Do this
Leave the pictures out and quote every line from the start of the listing to the line with "(reporting) at (139,910)", inclusive.
────────────────────
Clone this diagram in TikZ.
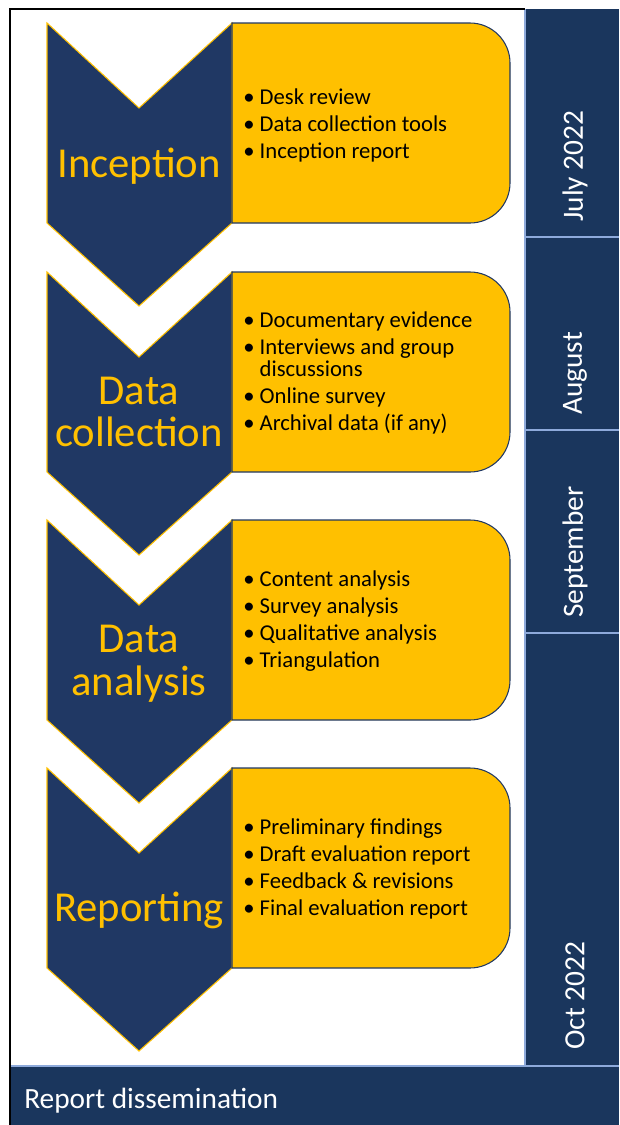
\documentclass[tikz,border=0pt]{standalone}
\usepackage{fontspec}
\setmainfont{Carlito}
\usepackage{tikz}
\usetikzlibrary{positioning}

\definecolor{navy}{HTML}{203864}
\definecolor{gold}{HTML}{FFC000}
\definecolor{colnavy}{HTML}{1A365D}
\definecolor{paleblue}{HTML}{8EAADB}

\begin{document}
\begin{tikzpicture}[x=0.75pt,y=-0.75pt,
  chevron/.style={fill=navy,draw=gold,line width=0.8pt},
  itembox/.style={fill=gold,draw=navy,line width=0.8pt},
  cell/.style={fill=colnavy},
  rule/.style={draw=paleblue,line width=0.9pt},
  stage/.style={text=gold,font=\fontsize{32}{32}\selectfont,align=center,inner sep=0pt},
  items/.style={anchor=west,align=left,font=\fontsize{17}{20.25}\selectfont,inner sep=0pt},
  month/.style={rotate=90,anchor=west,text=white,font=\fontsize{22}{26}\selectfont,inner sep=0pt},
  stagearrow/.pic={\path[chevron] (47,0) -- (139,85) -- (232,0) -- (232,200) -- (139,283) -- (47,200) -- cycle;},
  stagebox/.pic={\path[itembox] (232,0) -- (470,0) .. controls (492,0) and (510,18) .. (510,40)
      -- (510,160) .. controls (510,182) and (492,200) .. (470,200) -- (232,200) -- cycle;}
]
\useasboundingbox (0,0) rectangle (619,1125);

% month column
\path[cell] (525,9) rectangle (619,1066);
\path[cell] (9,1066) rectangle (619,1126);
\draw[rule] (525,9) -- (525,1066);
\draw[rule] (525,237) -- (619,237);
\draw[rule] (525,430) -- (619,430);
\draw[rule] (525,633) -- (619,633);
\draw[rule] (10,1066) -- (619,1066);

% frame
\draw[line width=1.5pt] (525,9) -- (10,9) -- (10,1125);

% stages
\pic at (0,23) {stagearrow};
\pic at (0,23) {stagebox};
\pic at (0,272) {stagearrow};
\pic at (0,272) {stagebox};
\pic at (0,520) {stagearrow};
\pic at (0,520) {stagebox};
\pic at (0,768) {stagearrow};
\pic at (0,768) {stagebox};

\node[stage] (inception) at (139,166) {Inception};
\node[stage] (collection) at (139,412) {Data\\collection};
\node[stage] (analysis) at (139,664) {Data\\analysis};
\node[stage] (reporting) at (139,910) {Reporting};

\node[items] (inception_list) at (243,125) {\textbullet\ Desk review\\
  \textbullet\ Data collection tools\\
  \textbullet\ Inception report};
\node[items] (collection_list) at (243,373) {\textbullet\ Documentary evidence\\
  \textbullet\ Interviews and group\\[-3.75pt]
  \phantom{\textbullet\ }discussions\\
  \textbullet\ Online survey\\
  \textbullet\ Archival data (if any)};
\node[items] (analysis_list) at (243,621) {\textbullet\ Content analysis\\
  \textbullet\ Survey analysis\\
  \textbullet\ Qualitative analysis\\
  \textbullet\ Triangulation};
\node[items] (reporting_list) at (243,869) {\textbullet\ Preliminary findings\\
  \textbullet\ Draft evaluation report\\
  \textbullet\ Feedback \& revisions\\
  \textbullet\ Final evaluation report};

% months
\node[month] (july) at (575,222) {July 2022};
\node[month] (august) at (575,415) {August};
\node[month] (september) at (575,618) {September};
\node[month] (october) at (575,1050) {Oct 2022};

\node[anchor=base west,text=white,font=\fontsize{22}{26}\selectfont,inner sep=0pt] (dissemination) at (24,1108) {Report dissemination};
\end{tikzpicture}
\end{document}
────────────────────
Exercise result
Clone this diagram in TikZ.
\documentclass[tikz,border=0pt]{standalone}
\usepackage{fontspec}
\setmainfont{Carlito}
\usepackage{tikz}
\usetikzlibrary{positioning}

\definecolor{navy}{HTML}{203864}
\definecolor{gold}{HTML}{FFC000}
\definecolor{colnavy}{HTML}{1A365D}
\definecolor{paleblue}{HTML}{8EAADB}

\begin{document}
\begin{tikzpicture}[x=0.75pt,y=-0.75pt,
  chevron/.style={fill=navy,draw=gold,line width=0.8pt},
  itembox/.style={fill=gold,draw=navy,line width=0.8pt},
  cell/.style={fill=colnavy},
  rule/.style={draw=paleblue,line width=0.9pt},
  stage/.style={text=gold,font=\fontsize{32}{32}\selectfont,align=center,inner sep=0pt},
  items/.style={anchor=west,align=left,font=\fontsize{17}{20.25}\selectfont,inner sep=0pt},
  month/.style={rotate=90,anchor=west,text=white,font=\fontsize{22}{26}\selectfont,inner sep=0pt},
  stagearrow/.pic={\path[chevron] (47,0) -- (139,85) -- (232,0) -- (232,200) -- (139,283) -- (47,200) -- cycle;},
  stagebox/.pic={\path[itembox] (232,0) -- (470,0) .. controls (492,0) and (510,18) .. (510,40)
      -- (510,160) .. controls (510,182) and (492,200) .. (470,200) -- (232,200) -- cycle;}
]
\useasboundingbox (0,0) rectangle (619,1125);

% month column
\path[cell] (525,9) rectangle (619,1066);
\path[cell] (9,1066) rectangle (619,1126);
\draw[rule] (525,9) -- (525,1066);
\draw[rule] (525,237) -- (619,237);
\draw[rule] (525,430) -- (619,430);
\draw[rule] (525,633) -- (619,633);
\draw[rule] (10,1066) -- (619,1066);

% frame
\draw[line width=1.5pt] (525,9) -- (10,9) -- (10,1125);

% stages
\pic at (0,23) {stagearrow};
\pic at (0,23) {stagebox};
\pic at (0,272) {stagearrow};
\pic at (0,272) {stagebox};
\pic at (0,520) {stagearrow};
\pic at (0,520) {stagebox};
\pic at (0,768) {stagearrow};
\pic at (0,768) {stagebox};

\node[stage] (inception) at (139,166) {Inception};
\node[stage] (collection) at (139,412) {Data\\collection};
\node[stage] (analysis) at (139,664) {Data\\analysis};
\node[stage] (reporting) at (139,910) {Reporting};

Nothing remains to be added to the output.